I could argue this had a part in my hunger to write, and I was thrust into a world of production. If the urge of boredom came up, I’d read a book, walk through the woods, pretend I was fighting for the Union with a stick I found, or take a bike ride to the local beach just to watch the waves. Before I knew it, the boredom had resolved itself, and I no longer felt the urge to complain. Each time I was bored, I would shout it down by doing things.
Since this practice has been a strong part of my life, it sounds like I’m making it up when I say, “I’m never bored.”
I’m truly not. Each time the urge comes back, I instinctively find something productive to do. I don’t just play a video game. Boredom is my friend, and I’m here for it when it needs me.
Your turn.
For the love of God, do something away from your phone this week.
I know it’s tempting to reach for the device that has been programmed to keep you attached at the hip of it, but trust me on this one.

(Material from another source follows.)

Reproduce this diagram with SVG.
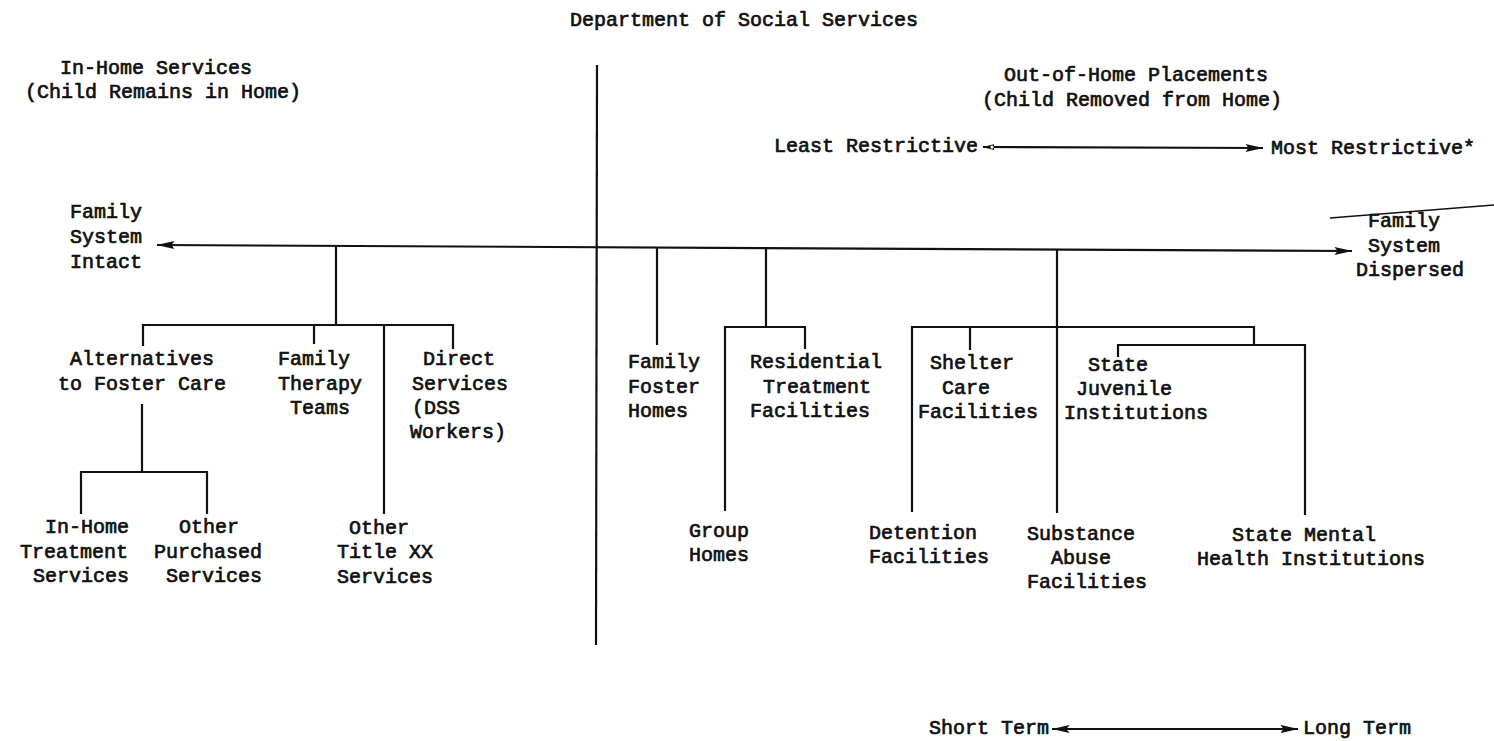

Go for a walk. Read a book. Clean the house. Play with your dog.
Do something that doesn’t involve your connection to the outside world. If you go for walks, inspiration about the trees or nature, or the like, will come to you. Get your imagination going, and do something else besides sitting there feeling sorry for yourself. I’m often wrought with things that could keep me occupied, but I’ve made a practice out of working at my computer. When I’m done with class, I think, “now what?”, to which I look up to see my computer.
With my computer, I open a writing program and type something like this out. Sometimes I’ll work on a novel I’ve been keeping hidden from my followers (wink), or maybe I’ll research a subject that’s fascinating to me. Lately, I’ve been teaching myself about coal miners and the lives they live. This kind of research for fun is how I ended up writing Mississippi on Ice.
If you’re smart, being bored will be the greatest gift to your productivity.